Why can’t everyone just PLEASE get along!? I have the perfect cure for all you misandrists! (The female ones anyway.) Find yourself a great man and fall in love with him. The same for misogynists, find a wonderful woman and fall in love with her. I guarantee you won’t dislike the other gender so much. At least try:)
I can appreciate the sentiment that “love conquers all,” but I don’t think it’s that simple. Even leaving aside that “find yourself a member of the opposite sex to fall in love with” isn’t necessarily easy or even desirable to everyone in the world, and the fact that this suggestion reinforces the stereotype that nerds’ big problem is that they just need to “get a date/get laid,” there’s a bigger picture here. The misogyny and misandry I’m talking about above are not just of the kinds that “make you” a misogynist or misandrist as a person; these are attitudes and assumptions that are deeply ingrained in our daily lives and cultural expectations. I’m not sure I can suggest the “perfect cure,” but I think that being aware of the problem itself is a step in the right direction.

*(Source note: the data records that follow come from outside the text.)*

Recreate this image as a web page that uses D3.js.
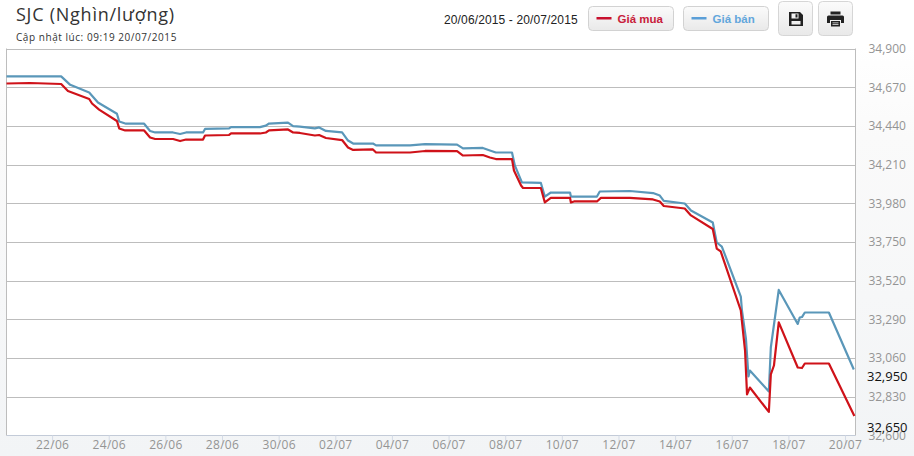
<!DOCTYPE html>
<html><head><meta charset="utf-8">
<script src="https://cdn.jsdelivr.net/npm/d3@7/dist/d3.min.js"></script>
<style>
html,body{margin:0;padding:0;background:#fff;overflow:hidden}
svg{display:block}
</style></head><body><svg id="c" width="914" height="456"></svg>
<script>
const sellDays=[0.39,2.32,2.64,3.31,3.62,4.29,4.37,4.61,5.25,5.46,5.64,6.27,6.52,6.73,7.33,7.40,8.25,8.32,9.34,9.55,9.66,10.33,10.51,10.75,11.28,11.43,11.67,12.24,12.45,12.63,13.33,13.44,14.64,15.17,16.30,16.51,17.21,17.46,17.67,18.24,18.34,18.59,19.26,19.40,19.61,20.29,20.32,21.24,21.34,22.40,23.22,23.46,23.60,24.34,24.56,25.33,25.47,25.65,26.32,26.36,26.50,26.59,26.64,27.31,27.38,27.66,28.33,28.40,28.48,28.58,29.43,30.31];
const sellValues=[34734,34734,34684,34639,34579,34512,34466,34453,34453,34410,34401,34401,34392,34401,34401,34422,34425,34433,34433,34442,34454,34460,34439,34436,34425,34431,34410,34401,34353,34335,34335,34324,34324,34332,34329,34306,34309,34294,34282,34282,34205,34104,34101,34020,34044,34044,34020,34020,34050,34053,34041,34026,33994,33979,33937,33866,33747,33723,33426,33343,33177,32951,32986,32862,33123,33465,33263,33301,33304,33331,33331,32992];
const buyDays=[0.39,1.22,2.32,2.56,3.31,3.41,3.66,4.29,4.37,4.58,5.25,5.46,5.64,6.27,6.52,6.73,7.33,7.40,8.25,8.32,9.34,9.55,9.66,10.33,10.51,10.75,11.28,11.43,11.67,12.24,12.45,12.63,13.33,13.44,14.64,15.17,16.30,16.51,17.21,17.46,17.67,18.24,18.31,18.56,18.63,19.26,19.40,19.61,20.29,20.32,20.43,21.24,21.38,22.40,23.22,23.46,23.60,24.34,24.56,25.33,25.47,25.61,26.32,26.36,26.47,26.54,26.64,27.31,27.38,27.49,27.66,28.33,28.48,28.58,29.43,30.33];
const buyValues=[34692,34695,34689,34647,34600,34573,34537,34469,34425,34413,34413,34371,34362,34362,34350,34359,34359,34383,34386,34395,34395,34401,34413,34419,34401,34398,34383,34386,34368,34356,34312,34297,34300,34282,34282,34291,34290,34264,34267,34252,34243,34243,34175,34086,34071,34071,33985,34012,34012,33985,33991,33991,34012,34012,34003,33991,33964,33949,33908,33827,33711,33694,33343,33278,33105,32844,32885,32740,32963,33016,33272,33004,33001,33028,33028,32716];
const xTickDays=[2,4,6,8,10,12,14,16,18,20,22,24,26,28,30];
const xTickLabels=["22/06","24/06","26/06","28/06","30/06","02/07","04/07","06/07","08/07","10/07","12/07","14/07","16/07","18/07","20/07"];
const yTicks=[34900,34670,34440,34210,33980,33750,33520,33290,33060,32830,32600];
const lastValues=[32950,32650];
const titleText="SJC (Nghìn/lượng)";
const updatedText="Cập nhật lúc: 09:19 20/07/2015";
const rangeText="20/06/2015 - 20/07/2015";
const legendLabels=["Giá mua","Giá bán"];
const buyColor="#cf1219", sellColor="#5a97b9";

const svg=d3.select("#c");
const defs=svg.append("defs");
const bg=defs.append("linearGradient").attr("id","bg").attr("x1",0).attr("x2",0).attr("y1",0).attr("y2",1);
[[0,"#ffffff"],[0.1,"#ffffff"],[0.3,"#fafafa"],[1,"#f2f4f6"]].forEach(s=>bg.append("stop").attr("offset",s[0]).attr("stop-color",s[1]));
const btn=defs.append("linearGradient").attr("id","btn").attr("x1",0).attr("x2",0).attr("y1",0).attr("y2",1);
[[0,"#fbfbfb"],[1,"#e9e9e9"]].forEach(s=>btn.append("stop").attr("offset",s[0]).attr("stop-color",s[1]));
svg.append("rect").attr("width",914).attr("height",456).attr("fill","url(#bg)");

const L=6.5,R=855.5,T=48.5,B=435.5;
const x=d3.scaleLinear().domain([0.39,30.37]).range([L,R]);
const y=d3.scaleLinear().domain([32600,34900]).range([B,T]);
const FONT="'Open Sans',sans-serif";

svg.append("rect").attr("x",L).attr("y",T).attr("width",R-L).attr("height",B-T).attr("fill","#fff");

// grid
svg.append("g").selectAll("line").data(yTicks.slice(1,-1).concat(34900)).join("line")
 .attr("x1",L).attr("x2",R).attr("y1",d=>Math.round(y(d))+.5).attr("y2",d=>Math.round(y(d))+.5)
 .attr("stroke","#bdbdbd").attr("stroke-width",1);
svg.append("line").attr("x1",L).attr("x2",L).attr("y1",T).attr("y2",B).attr("stroke","#bdbdbd");
svg.append("line").attr("x1",R).attr("x2",R).attr("y1",T).attr("y2",B).attr("stroke","#bdbdbd");

// x axis
const gx=svg.append("g").attr("transform",`translate(0,${B})`).call(
 d3.axisBottom(x).tickValues(xTickDays).tickFormat((d,i)=>xTickLabels[i]).tickSize(9).tickPadding(-2));
gx.select(".domain").attr("stroke","#c3cbd8").attr("d",`M${L},0H${R}`);
gx.selectAll(".tick line").attr("stroke","#d4dbe6");
gx.selectAll("text").attr("fill","#949494").attr("font-family",FONT).attr("font-size",12).attr("letter-spacing","0.3px")
 .attr("y",3).attr("dy","0.9em");

// y axis
const gy=svg.append("g").attr("transform",`translate(${R},0)`).call(
 d3.axisRight(y).tickValues(yTicks).tickFormat(d3.format(",")).tickSize(0).tickPadding(13));
gy.select(".domain").remove();
gy.selectAll("text").attr("fill","#949494").attr("font-family",FONT).attr("font-size",12);

// lines
const line=d3.line().x(d=>x(d[0])).y(d=>y(d[1]));
svg.append("path").attr("d",line(sellDays.map((d,i)=>[d,sellValues[i]])))
 .attr("fill","none").attr("stroke",sellColor).attr("stroke-width",2.2).attr("stroke-linejoin","round");
svg.append("path").attr("d",line(buyDays.map((d,i)=>[d,buyValues[i]])))
 .attr("fill","none").attr("stroke",buyColor).attr("stroke-width",2.2).attr("stroke-linejoin","round");

// current value labels
svg.append("g").selectAll("text").data(lastValues).join("text")
 .attr("x",867).attr("y",d=>y(d)).attr("dy","0.35em").attr("fill","#111")
 .attr("font-family",FONT).attr("font-size",13).text(d3.format(","));

// titles
svg.append("text").attr("x",16).attr("y",21).attr("font-family",FONT).attr("font-size",18).attr("letter-spacing","0.75px").attr("fill","#333").text(titleText);
svg.append("text").attr("x",16).attr("y",41).attr("font-family",FONT).attr("font-size",10).attr("letter-spacing","0.55px").attr("fill","#333").text(updatedText);
svg.append("text").attr("x",444).attr("y",24).attr("font-family","'Liberation Sans',sans-serif").attr("font-size",12).attr("letter-spacing","0.13px").attr("fill","#222").text(rangeText);

// legend buttons
const legend=[{x:588.5,c:"#c8102e",tc:"#c8203a",l:legendLabels[0]},{x:683.5,c:"#5b9fd8",tc:"#62a6dc",l:legendLabels[1]}];
legend.forEach(b=>{
 const g=svg.append("g").attr("transform",`translate(${b.x},6.5)`);
 g.append("rect").attr("width",85).attr("height",24).attr("rx",4).attr("fill","url(#btn)").attr("stroke","#d2d2d2");
 g.append("rect").attr("x",8).attr("y",10.5).attr("width",15).attr("height",2.5).attr("fill",b.c);
 g.append("text").attr("x",29).attr("y",16.5).attr("font-family","'Liberation Sans',sans-serif").attr("font-size",11.5).attr("font-weight",700).attr("fill",b.tc).text(b.l);
});

// save / print buttons
[778.5,818.5].forEach((bx,i)=>{
 const g=svg.append("g").attr("transform",`translate(${bx},1.5)`);
 g.append("rect").attr("width",34).attr("height",34).attr("rx",4).attr("fill","url(#btn)").attr("stroke","#d6d6d6");
 if(i===0){
  g.append("path").attr("fill","#222").attr("fill-rule","evenodd")
   .attr("d","M10.5,10.5h11l3,3v11h-14zM13,12v5h7v-5zM17,12.7h2v3.4h-2zM13,19.5v3.5h9v-3.5z");
 }else{
  g.append("path").attr("fill","#222").attr("fill-rule","evenodd")
   .attr("d","M12,10h10v3h-10zM10,14h14a1.5,1.5 0 0 1 1.5,1.5v6h-3v-3h-11v3h-3v-6a1.5,1.5 0 0 1 1.5,-1.5z");
  g.append("path").attr("fill","#222").attr("d","M12.5,19.5h9v5.5h-9zM14,21v.8h6v-.8zM14,22.8v.8h6v-.8z").attr("fill-rule","evenodd");
 }
});
</script></body></html>
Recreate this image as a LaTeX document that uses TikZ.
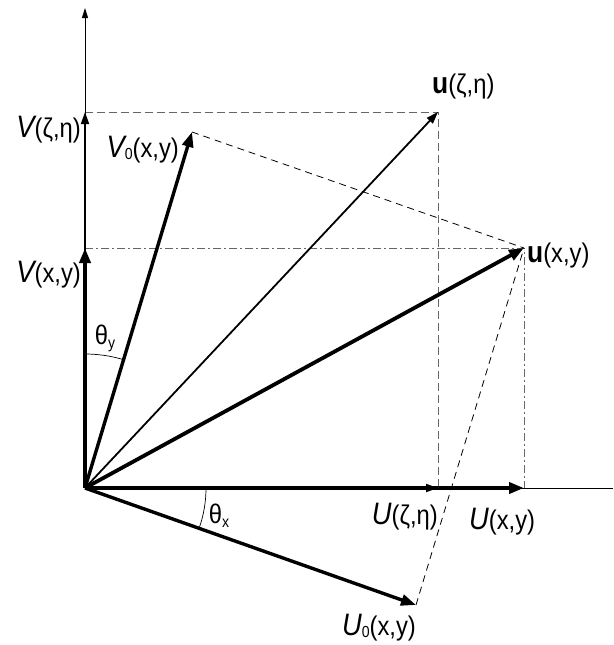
\documentclass[tikz,border=0pt]{standalone}
\usepackage{fontspec}
\setmainfont[FakeStretch=0.88]{Liberation Sans}
\usetikzlibrary{arrows.meta}
\newcommand{\capit}[1]{{\fontsize{31}{32}\selectfont\itshape #1}}
\newcommand{\subz}{\raisebox{-2pt}{\fontsize{16}{16}\selectfont 0}}
\newcommand{\bvec}[1]{{\fontsize{30}{32}\selectfont\bfseries #1}}
\begin{document}
\begin{tikzpicture}[x=1pt,y=-1pt,
  thickvec/.style={line width=3.8pt,-{Triangle[length=15pt,width=11pt]}},
  midvec/.style={line width=1.8pt,-{Triangle[length=12pt,width=8pt]}},
  axisline/.style={line width=1pt},
  guide/.style={draw=black!60, line width=0.9pt, dash pattern=on 8pt off 4pt},
  guidedd/.style={draw=black!60, line width=0.9pt, dash pattern=on 8pt off 3pt on 2pt off 3pt},
  proj/.style={line width=0.8pt, dash pattern=on 7pt off 5pt},
  lbl/.style={inner sep=0pt, font=\fontsize{27}{30}\selectfont},
  anglearc/.style={line width=0.7pt},
]
\useasboundingbox (0,0) rectangle (613,645);
% key points
\coordinate (O) at (85,488);
\coordinate (ytop) at (85,8);
\coordinate (xend) at (613,488);
\coordinate (Vxy) at (85,248);
\coordinate (Vze) at (85,112);
\coordinate (Uxy) at (524,488);
\coordinate (Uze) at (438,488);
\coordinate (uxy) at (524,248);
\coordinate (uze) at (438,112);
\coordinate (V0) at (192,132);
\coordinate (U0) at (416,605);
% guide lines
\draw[guide] (Vze) -- (uze) -- (Uze);
\draw[guidedd] (Vxy) -- (uxy) -- (Uxy);
% projection lines
\draw[proj] (V0) -- (uxy);
\draw[proj] (U0) -- (uxy);
% axes
\draw[axisline,-{Triangle[length=10pt,width=6pt]}] (O) -- (ytop);
\draw[axisline] (O) -- (xend);
% vectors
\draw[midvec] (O) -- (Vze);
\draw[midvec] (O) -- (Uze);
\draw[midvec] (O) -- (uze);
\draw[thickvec] (O) -- (Vxy);
\draw[thickvec] (O) -- (Uxy);
\draw[thickvec] (O) -- (uxy);
\draw[line width=3.4pt,-{Triangle[length=15pt,width=11pt]}] (O) -- (V0);
\draw[line width=3.4pt,-{Triangle[length=15pt,width=11pt]}] (O) -- (U0);
% angle arcs
\draw[anglearc] (O) ++(0,-134) arc[start angle=-90, end angle=-74, radius=134];
\draw[anglearc] (O) ++(121,0) arc[start angle=0, end angle=19, radius=121];
% labels
\node[lbl,anchor=east] (lVze) at (81,130) {\capit{V}(ζ,η)};
\node[lbl,anchor=east] (lVxy) at (81,275) {\capit{V}(x,y)};
\node[lbl,anchor=east] (lV0) at (179,150) {\capit{V}\subz(x,y)};
\node[lbl,anchor=west] (luze) at (432,87) {\bvec{u}(ζ,η)};
\node[lbl,anchor=west] (luxy) at (527,256) {\bvec{u}(x,y)};
\node[lbl,anchor=east] (lUze) at (438,517) {\capit{U}(ζ,η)};
\node[lbl,anchor=west] (lUxy) at (469,522) {\capit{U}(x,y)};
\node[lbl,anchor=east] (lU0) at (416,628) {\capit{U}\subz(x,y)};
\node[lbl] (thy) at (105,338) {θ\raisebox{-4pt}{\fontsize{16}{16}\selectfont y}};
\node[lbl] (thx) at (219,516) {θ\raisebox{-4pt}{\fontsize{16}{16}\selectfont x}};
\end{tikzpicture}
\end{document}
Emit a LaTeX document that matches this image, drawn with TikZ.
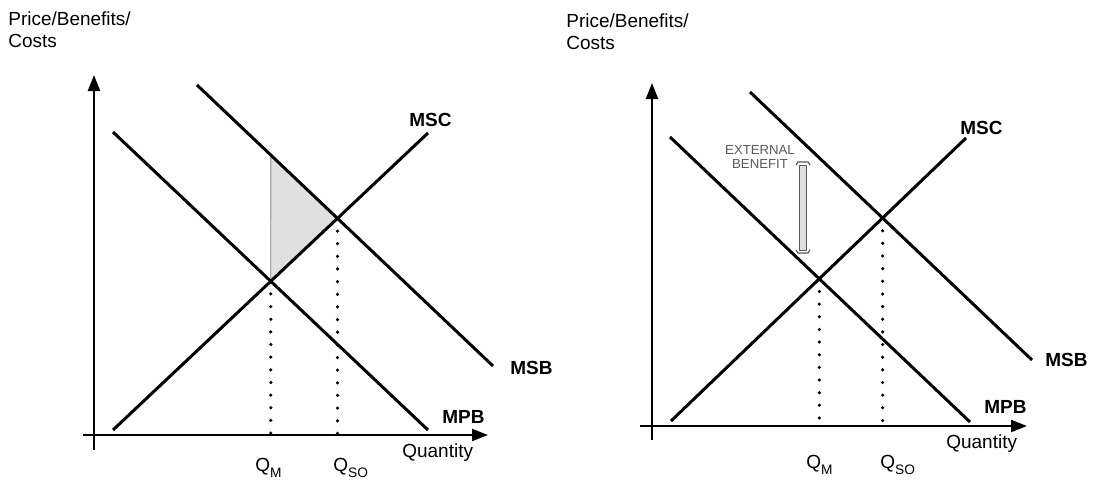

Wow, I never thought about it that way before. I wasn’t trying to push any negative stereotypes on anybody, I’m a huge geek myself, but I was trying to appeal to misandrists and misogynists who might be willing to rethink their views. I am definitely sorry if I offended anyone with my comment. Thanks for the feedback Jason, I never would have known if someone hadn’t of spoken up. :]
I forgot to mention the other day, that being aware of the problem IS a step in the right direction.